▶ WHAT TO WORK ON: Review the listing and copy each line that holds the word "this".

▶ SUPPLIED MATERIAL:
================================
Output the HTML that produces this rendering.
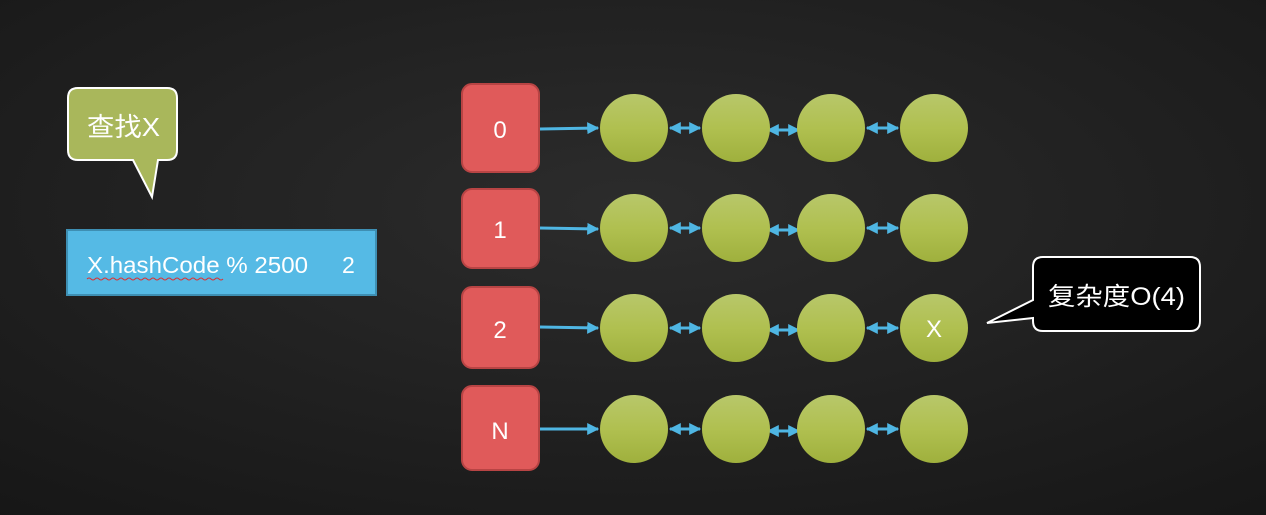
<!DOCTYPE html>
<html><head><meta charset="utf-8"><style>
body{margin:0;width:1266px;height:515px;overflow:hidden;background:#232323;}
svg{display:block}
text{font-family:"Liberation Sans","Noto Sans CJK SC",sans-serif;fill:#fff;}
</style></head><body>
<svg width="1266" height="515" viewBox="0 0 1266 515">
<defs>
<radialGradient id="bg" cx="0.5" cy="0.4" r="0.8">
<stop offset="0" stop-color="#2c2c2c"/><stop offset="1" stop-color="#161616"/>
</radialGradient>
<linearGradient id="g" x1="0" y1="0" x2="0" y2="1">
<stop offset="0" stop-color="#b8c76a"/><stop offset="0.5" stop-color="#b0c050"/><stop offset="1" stop-color="#9fb03d"/>
</linearGradient>
<marker id="ah" viewBox="0 0 10 10" refX="9" refY="5" markerWidth="4" markerHeight="4" orient="auto-start-reverse">
<path d="M0,0L10,5L0,10z" fill="#4fb6e3"/></marker>
</defs>
<rect width="1266" height="515" fill="url(#bg)"/>
<path d="M78,88 H167 Q177,88 177,98 V150 Q177,160 167,160 H158 L152,197 L133,160 H78 Q68,160 68,150 V98 Q68,88 78,88 Z" fill="#a9b75b" stroke="#fff" stroke-width="2"/>
<text x="87" y="136" font-size="26" textLength="73" lengthAdjust="spacingAndGlyphs">查找X</text>
<rect x="67" y="230" width="309" height="65" fill="#55bae5" stroke="#3e8fb3" stroke-width="2"/>
<text x="87" y="273" font-size="23" textLength="221" lengthAdjust="spacingAndGlyphs">X.hashCode % 2500</text>
<text x="342" y="273" font-size="23">2</text>
<path d="M87,279 q2,-2 4,0 t4,0 t4,0 t4,0 t4,0 t4,0 t4,0 t4,0 t4,0 t4,0 t4,0 t4,0 t4,0 t4,0 t4,0 t4,0 t4,0 t4,0 t4,0 t4,0 t4,0 t4,0 t4,0 t4,0 t4,0 t4,0 t4,0 t4,0 t4,0 t4,0 t4,0 t4,0 t4,0 t4,0" fill="none" stroke="#e03030" stroke-width="1"/>
<path d="M1043,257 H1190 Q1200,257 1200,267 V321 Q1200,331 1190,331 H1043 Q1033,331 1033,321 V318 L987,323 L1033,300 V267 Q1033,257 1043,257 Z" fill="#000" stroke="#fff" stroke-width="2"/>
<text x="1048" y="305" font-size="25" textLength="137" lengthAdjust="spacingAndGlyphs">复杂度O(4)</text>
<g>
<rect x="462" y="84" width="77" height="88" rx="10" fill="#e05a5a" stroke="#b84444" stroke-width="2"/>
<text x="500" y="138" font-size="24" text-anchor="middle">0</text>
<rect x="462" y="189" width="77" height="79" rx="10" fill="#e05a5a" stroke="#b84444" stroke-width="2"/>
<text x="500" y="238" font-size="24" text-anchor="middle">1</text>
<rect x="462" y="287" width="77" height="81" rx="10" fill="#e05a5a" stroke="#b84444" stroke-width="2"/>
<text x="500" y="338" font-size="24" text-anchor="middle">2</text>
<rect x="462" y="386" width="77" height="84" rx="10" fill="#e05a5a" stroke="#b84444" stroke-width="2"/>
<text x="500" y="439" font-size="24" text-anchor="middle">N</text>
</g>
<g stroke="#4fb6e3" stroke-width="3" fill="none">
<line x1="540" y1="129" x2="598" y2="128" marker-end="url(#ah)"/>
<line x1="540" y1="228" x2="598" y2="229" marker-end="url(#ah)"/>
<line x1="540" y1="327" x2="598" y2="328" marker-end="url(#ah)"/>
<line x1="540" y1="429" x2="598" y2="429" marker-end="url(#ah)"/>
<g id="a">
<line x1="670" y1="128" x2="700" y2="128" marker-start="url(#ah)" marker-end="url(#ah)"/>
<line x1="768" y1="130" x2="799" y2="130" marker-start="url(#ah)" marker-end="url(#ah)"/>
<line x1="867" y1="128" x2="898" y2="128" marker-start="url(#ah)" marker-end="url(#ah)"/>
</g>
<use href="#a" y="100"/><use href="#a" y="200"/><use href="#a" y="301"/>
</g>
<g fill="url(#g)">
<g id="c"><circle cx="634" cy="128" r="34"/><circle cx="736" cy="128" r="34"/><circle cx="831" cy="128" r="34"/><circle cx="934" cy="128" r="34"/></g>
<use href="#c" y="100"/><use href="#c" y="200"/><use href="#c" y="301"/>
</g>
<text x="934" y="337" font-size="24" text-anchor="middle">X</text>
</svg>
</body></html>
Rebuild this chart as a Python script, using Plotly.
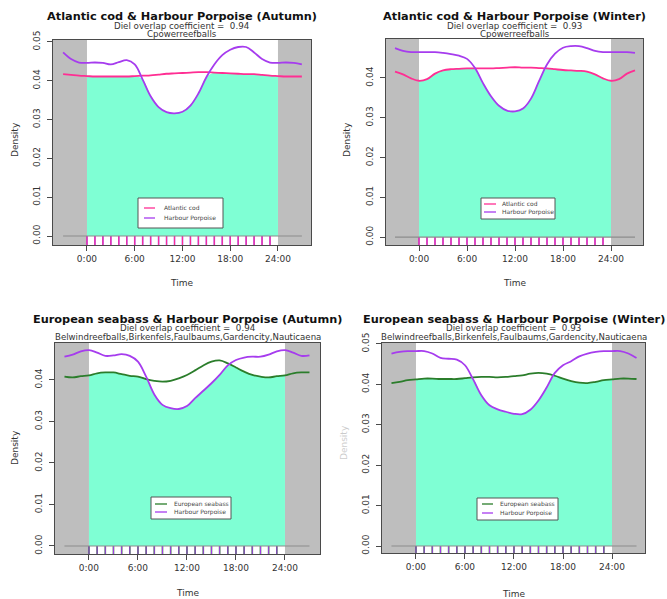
import plotly.graph_objects as go

# ---------------------------------------------------------------------------
# Hourly activity densities (kernel density estimates, hour 0..23)
# ---------------------------------------------------------------------------
hours = list(range(24))

cod_autumn = [0.0412, 0.0411, 0.0411, 0.0411, 0.0411, 0.0411, 0.0412, 0.0413,
              0.0414, 0.0416, 0.0418, 0.0419, 0.0420, 0.0421, 0.0422, 0.0422,
              0.0421, 0.0420, 0.0419, 0.0418, 0.0417, 0.0417, 0.0415, 0.0413]
porpoise_cod_autumn = [0.0446, 0.0447, 0.0446, 0.0442, 0.0448, 0.0453, 0.0442, 0.0403,
                       0.0360, 0.0332, 0.0319, 0.0316, 0.0320, 0.0336, 0.0367, 0.0409,
                       0.0442, 0.0466, 0.0480, 0.0487, 0.0487, 0.0473, 0.0456, 0.0447]

cod_winter = [0.0393, 0.0397, 0.0411, 0.0419, 0.0422, 0.0423, 0.0424, 0.0424,
              0.0424, 0.0424, 0.0425, 0.0426, 0.0427, 0.0426, 0.0426, 0.0425,
              0.0424, 0.0422, 0.0420, 0.0419, 0.0418, 0.0416, 0.0409, 0.0399]
porpoise_cod_winter = [0.0465, 0.0465, 0.0465, 0.0463, 0.0460, 0.0456, 0.0448, 0.0425,
                       0.0387, 0.0354, 0.0330, 0.0318, 0.0316, 0.0323, 0.0348, 0.0392,
                       0.0434, 0.0461, 0.0476, 0.0480, 0.0480, 0.0475, 0.0468, 0.0465]

seabass_autumn = [0.0411, 0.0416, 0.0418, 0.0418, 0.0414, 0.0410, 0.0408, 0.0402,
                  0.0398, 0.0396, 0.0398, 0.0404, 0.0412, 0.0423, 0.0435, 0.0444,
                  0.0447, 0.0440, 0.0430, 0.0420, 0.0412, 0.0408, 0.0406, 0.0409]
porpoise_seabass_autumn = [0.0472, 0.0466, 0.0458, 0.0459, 0.0462, 0.0458, 0.0444, 0.0408,
                           0.0365, 0.0340, 0.0332, 0.0330, 0.0337, 0.0356, 0.0374, 0.0392,
                           0.0412, 0.0435, 0.0448, 0.0454, 0.0456, 0.0456, 0.0461, 0.0469]

seabass_winter = [0.0412, 0.0414, 0.0414, 0.0413, 0.0413, 0.0413, 0.0415, 0.0417,
                  0.0418, 0.0418, 0.0417, 0.0418, 0.0420, 0.0422, 0.0426, 0.0428,
                  0.0426, 0.0421, 0.0414, 0.0408, 0.0404, 0.0403, 0.0406, 0.0410]
porpoise_seabass_winter = [0.0482, 0.0482, 0.0476, 0.0465, 0.0463, 0.0461, 0.0447, 0.0412,
                           0.0373, 0.0348, 0.0338, 0.0332, 0.0327, 0.0326, 0.0337, 0.0360,
                           0.0392, 0.0428, 0.0447, 0.0457, 0.0469, 0.0476, 0.0480, 0.0482]

# hours with detections (rug marks)
rug_hours = list(range(24))

overlap_coefficients = [0.94, 0.93, 0.94, 0.93]
species_names = ["Atlantic cod", "Atlantic cod", "European seabass", "European seabass"]
seasons = ["Autumn", "Winter", "Autumn", "Winter"]
sites = ["Cpowerreefballs", "Cpowerreefballs",
         "Belwindreefballs,Birkenfels,Faulbaums,Gardencity,Nauticaena",
         "Belwindreefballs,Birkenfels,Faulbaums,Gardencity,Nauticaena"]
species_series = [cod_autumn, cod_winter, seabass_autumn, seabass_winter]
porpoise_series = [porpoise_cod_autumn, porpoise_cod_winter,
                   porpoise_seabass_autumn, porpoise_seabass_winter]

time_ticks = [0, 6, 12, 18, 24]
time_labels = ["0:00", "6:00", "12:00", "18:00", "24:00"]
density_ticks = [0.0, 0.01, 0.02, 0.03, 0.04, 0.05]

# ---------------------------------------------------------------------------
# Styling / geometry (pixels on a 667 x 599 canvas)
# ---------------------------------------------------------------------------
W, H = 667, 599
FONT = "DejaVu Sans"
COD = "#FF2E93"
SEABASS = "#2B7D2B"
PORPOISE = "#A63CEE"
OVERLAP = "#7FFFD4"
NIGHT = "#BEBEBE"
FRAME = "#4A4A4A"

species_colors = [COD, COD, SEABASS, SEABASS]

panels = [
    dict(box=(53, 40, 311, 245), xr=(-4.27, 28.15), yr=(-0.00232, 0.0505),
         ty=(16, 26, 34), time_y=283, dens=(15, 140, 1.0),
         leg=(138, 198, 223, 228), rows=(208, 218), lline=(144, 155), ltext=162),
    dict(box=(386, 39, 643, 245), xr=(-4.125, 28.0), yr=(-0.0020, 0.0498),
         ty=(16, 26, 34), time_y=283, dens=(347, 140, 1.0),
         leg=(481, 198, 555, 219), rows=(204, 212), lline=(484, 496), ltext=500),
    dict(box=(55, 343, 320, 554), xr=(-4.16, 28.29), yr=(-0.00193, 0.0489),
         ty=(319, 328, 337), time_y=593, dens=(15, 448, 1.0),
         leg=(151, 497, 231, 519), rows=(504, 512), lline=(155, 167), ltext=172),
    dict(box=(382, 343, 645, 553), xr=(-4.16, 28.04), yr=(-0.00173, 0.0502),
         ty=(319, 328, 337), time_y=594, dens=(344, 443, 0.25),
         leg=(477, 498, 558, 520), rows=(504, 513), lline=(482, 493), ltext=498),
]


def fx(px):
    return px / W


def fy(py):
    return 1 - py / H


def wrap(values):
    """Extend a 24-hour circular density over -3..27 h."""
    xs = list(range(-3, 28))
    return xs, [values[h % 24] for h in xs]


fig = go.Figure()
shapes = []
annotations = []
layout_axes = {}

for i, p in enumerate(panels):
    n = "" if i == 0 else str(i + 1)
    xref, yref = "x" + n, "y" + n
    l, t, r, b = p["box"]
    sp = species_series[i]
    pp = porpoise_series[i]
    scol = species_colors[i]

    # overlap area: minimum of both densities over the day
    overlap = [min(sp[h % 24], pp[h % 24]) for h in range(25)]
    fig.add_trace(go.Scatter(x=list(range(25)), y=overlap, mode="lines",
                             line=dict(width=0, shape="spline", color=OVERLAP),
                             fill="tozeroy", fillcolor=OVERLAP,
                             hoverinfo="skip", showlegend=False,
                             xaxis=xref, yaxis=yref))

    # rug marks below the zero line
    for hrs, col, w in ((rug_hours, PORPOISE if i < 2 else SEABASS, 1.6),
                        (rug_hours, scol if i < 2 else PORPOISE, 1.0)):
        rx, ry = [], []
        for h in hrs:
            rx += [h, h, None]
            ry += [0, p["yr"][0], None]
        fig.add_trace(go.Scatter(x=rx, y=ry, mode="lines",
                                 line=dict(color=col, width=w),
                                 hoverinfo="skip", showlegend=False,
                                 xaxis=xref, yaxis=yref))

    # density curves
    xs, ys = wrap(sp)
    fig.add_trace(go.Scatter(x=xs, y=ys, mode="lines", name=species_names[i],
                             line=dict(color=scol, width=1.8, shape="spline"),
                             showlegend=False, xaxis=xref, yaxis=yref))
    xs, ys = wrap(pp)
    fig.add_trace(go.Scatter(x=xs, y=ys, mode="lines", name="Harbour Porpoise",
                             line=dict(color=PORPOISE, width=1.8, shape="spline"),
                             showlegend=False, xaxis=xref, yaxis=yref))

    # night-time (outside 0-24 h) shading
    for x0, x1 in ((p["xr"][0], 0), (24, p["xr"][1])):
        shapes.append(dict(type="rect", xref=xref, yref=yref + " domain",
                           x0=x0, x1=x1, y0=0, y1=1, fillcolor=NIGHT,
                           line=dict(width=0), layer="below"))
    # zero reference line
    shapes.append(dict(type="line", xref=xref, yref=yref, x0=-3, x1=27, y0=0, y1=0,
                       line=dict(color="#8C8C8C", width=1.2), layer="above"))

    axis_common = dict(showgrid=False, zeroline=False, showline=True, mirror=True,
                       linecolor=FRAME, linewidth=1.3, ticks="outside", ticklen=5,
                       tickcolor=FRAME, tickwidth=1, automargin=False,
                       tickfont=dict(family=FONT, size=9, color="#333333"))
    layout_axes["xaxis" + n] = dict(axis_common, domain=[fx(l), fx(r)],
                                    range=list(p["xr"]), anchor=yref,
                                    tickvals=time_ticks, ticktext=time_labels)
    layout_axes["yaxis" + n] = dict(axis_common, domain=[fy(b), fy(t)],
                                    range=list(p["yr"]), anchor=xref,
                                    tickvals=density_ticks, tickformat=".2f",
                                    tickangle=-90, ticklabelstandoff=3)

    # titles
    cx = fx((l + r) / 2)
    title = f"<b>{species_names[i]} & Harbour Porpoise ({seasons[i]})</b>"
    annotations.append(dict(text=title, x=cx, y=fy(p["ty"][0]), xref="paper",
                            yref="paper", showarrow=False, xanchor="center",
                            yanchor="middle",
                            font=dict(family=FONT, size=11.3, color="#111111")))
    annotations.append(dict(text=f"Diel overlap coefficient = \u00a0{overlap_coefficients[i]:.2f}",
                            x=cx, y=fy(p["ty"][1]), xref="paper", yref="paper",
                            showarrow=False, xanchor="center", yanchor="middle",
                            font=dict(family=FONT, size=8.7, color="#333333")))
    annotations.append(dict(text=sites[i], x=cx, y=fy(p["ty"][2]), xref="paper",
                            yref="paper", showarrow=False, xanchor="center",
                            yanchor="middle",
                            font=dict(family=FONT, size=8.6, color="#333333")))
    # axis titles
    annotations.append(dict(text="Time", x=cx, y=fy(p["time_y"]), xref="paper",
                            yref="paper", showarrow=False, xanchor="center",
                            yanchor="middle",
                            font=dict(family=FONT, size=9, color="#333333")))
    dx, dy, dop = p["dens"]
    annotations.append(dict(text="Density", x=fx(dx), y=fy(dy), xref="paper",
                            yref="paper", showarrow=False, xanchor="center",
                            yanchor="middle", textangle=-90, opacity=dop,
                            font=dict(family=FONT, size=9, color="#333333")))

    # legend box
    ll, lt, lr, lb = p["leg"]
    shapes.append(dict(type="rect", xref="paper", yref="paper",
                       x0=fx(ll), x1=fx(lr), y0=fy(lb), y1=fy(lt),
                       fillcolor="white", line=dict(color="#555555", width=1),
                       layer="above"))
    for row_y, label, col in zip(p["rows"], (species_names[i], "Harbour Porpoise"),
                                 (scol, PORPOISE)):
        shapes.append(dict(type="line", xref="paper", yref="paper",
                           x0=fx(p["lline"][0]), x1=fx(p["lline"][1]),
                           y0=fy(row_y), y1=fy(row_y),
                           line=dict(color=col, width=1.3), layer="above"))
        annotations.append(dict(text=label, x=fx(p["ltext"]), y=fy(row_y),
                                xref="paper", yref="paper", showarrow=False,
                                xanchor="left", yanchor="middle",
                                font=dict(family=FONT, size=6, color="#444444")))

fig.update_layout(
    width=W, height=H,
    margin=dict(l=0, r=0, t=0, b=0, autoexpand=False),
    paper_bgcolor="white", plot_bgcolor="white",
    showlegend=False,
    shapes=shapes, annotations=annotations,
    **layout_axes,
)

fig.write_html("out.html")
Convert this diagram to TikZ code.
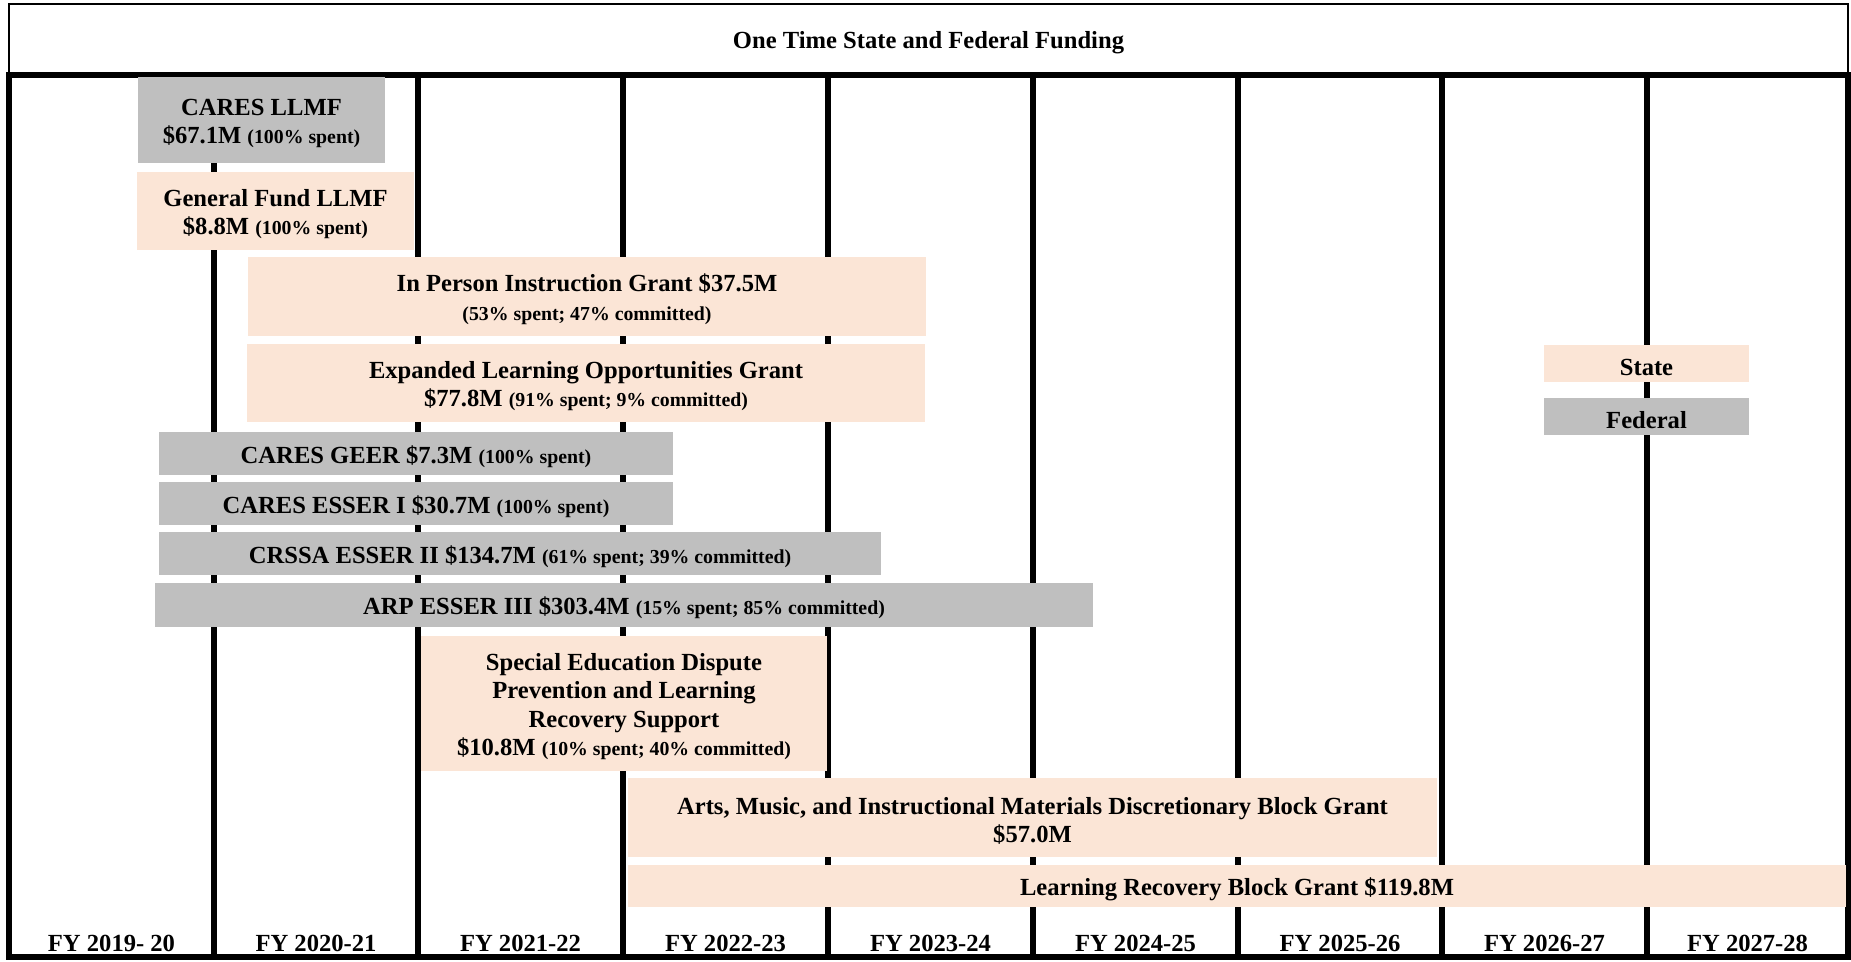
================================
▶ FULL OUTPUT:
Output the HTML that produces this rendering.
Rebuild this chart as a Python script, using Plotly.
Convert this diagram to TikZ code.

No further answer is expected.